# Fresh air intake for hot water heater



## Dyergroup6 (Sep 17, 2016)

Putting a bathroom in basement. Need to either run new fan vent line to outside which would be a pain, or there are 2 fresh air intake lines to hot water heater closet, way easier. WouId it be against code to just tie into the fresh air intake?


----------



## cda (Sep 17, 2016)

Welcome

Canada


----------



## cda (Sep 17, 2016)

Not mechanical

But seems like you are pushing against each other

Do a ventless if allowed


----------



## mark handler (Sep 17, 2016)

Yes, 
IBC 1203.1 ...bathroom exhaust shall vent directly to the outside ....


----------



## fatboy (Sep 17, 2016)

Yes it violates code. Think of it as you are pushing against the combustion air needing to come into the water heater compartment. Essentially, exhausting the bathroom air into the water heater space.

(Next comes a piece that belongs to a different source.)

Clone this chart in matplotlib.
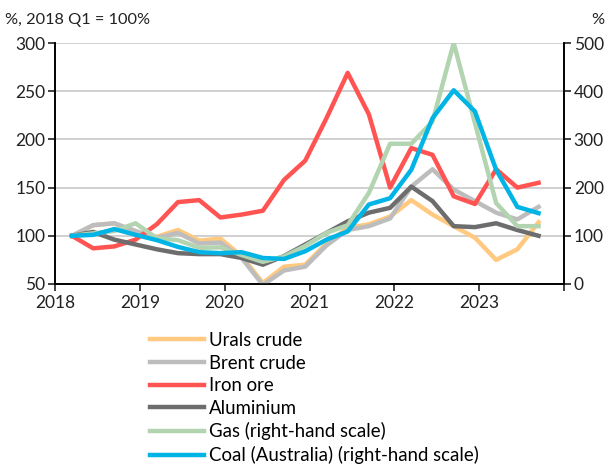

Why are you heating hot water? 

HAHA, couldn't resist...............


----------



## JBI (Sep 19, 2016)

Pulling moist air (from a bathroom) into the water heater doesn't even sound like a good idea... 
Short answer, your proposal would not comply with the minimum, prescriptive, provisions of the IRC. 
'Pain' or not, run the new exhaust vent to the exterior.


----------



## mtlogcabin (Sep 19, 2016)

Depending on the size you may be able to eliminate one of the combustion air intakes and use it for bath exhaust since the code now allows for one opening in lieu of the previous two openings (1 high 1 low).  
2012 IFGC

304.6.2 One-permanent-opening method.
One permanent opening, commencing within 12 inches (305 mm) of the top of the enclosure, shall be provided. The appliance shall have clearances of at least 1 inch (25 mm) from the sides and back and 6 inches (152 mm) from the front of the appliance. The opening shall directly communicate with the outdoors or through a vertical or horizontal duct to the outdoors, or spaces that freely communicate with the outdoors (see Figure 304.6.2) and shall have a minimum free area of 1 square inch per 3,000 Btu/h (734 mm2/kW) of the total input rating of all appliances located in the enclosure and not less than the sum of the areas of all vent connectors in the space.


----------



## Francis Vineyard (Sep 19, 2016)

Don't do it . . .


----------



## mtlogcabin (Sep 19, 2016)

I should be more clear
If there are two separate combustion air duct intakes, 1 high & 1 low as required under older code editions. The lower one could be eliminated as combustion air if the existing upper one is sized as required by today's code.
 If the lower one is abandoned then and only then could it be used for bathroom exhaust


----------



## JBI (Sep 19, 2016)

OR maybe go with an electric water heater....


----------